Anne Frank wrote in her diary: “Nearly every morning I go to the attic to blow the stuffy air out of my lungs, from my favorite spot on the floor I look up at the blue sky and the bare chestnut tree, on whose branches little raindrops shine, appearing like silver, and at the seagulls and other birds as they glide on the wind. As long as this exists, I thought, and I may live to see it, this sunshine, the cloudless skies, while this lasts I cannot be unhappy.”
August 23 this year, the tree, some 150 years old, was blown down by a storm.
This little garden, Jardin Anne-Frank, was opened in 2007 and a graft from the Amsterdam tree was planted. It’s still very modest in size, but the buds indicate that it will be in bloom the coming spring.
To find this well hidden garden, you must be lucky, know about it or possibly be bringing your kids or grandkids to a doll museum, which is immediate neighbour to the park.
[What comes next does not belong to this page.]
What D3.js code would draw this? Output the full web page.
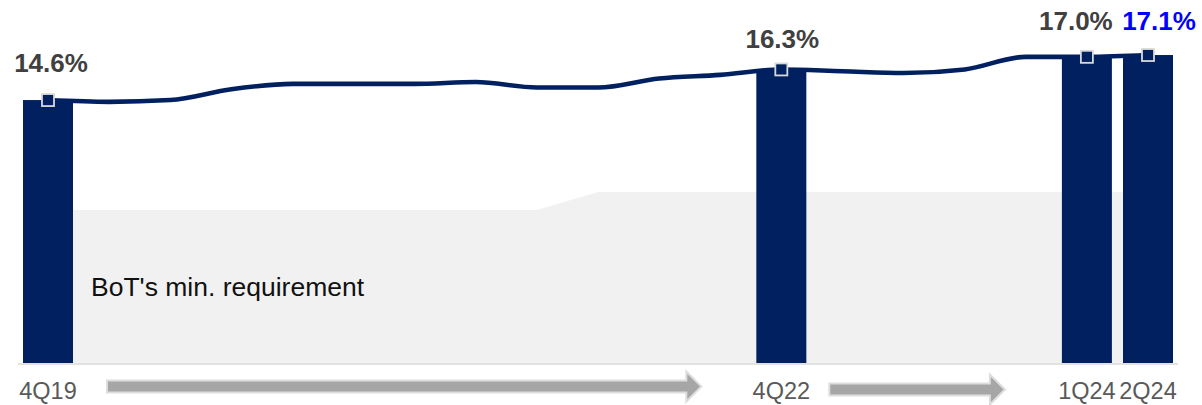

Of course November is not the moment to show the garden in its best shape. Sorry. Part of the present garden used to be the gardens of a big 17th century mansion, Hôtel de Saint-Agnan, still there and which now is a museum of Judaism history and another 17th century mansion, Hôtel de Montmor, where Descartes (Cartesius), Molière and others were guests.
Once again, looking for some details, I found these roses (and – you have to look closely - even a bee which had not yet given up).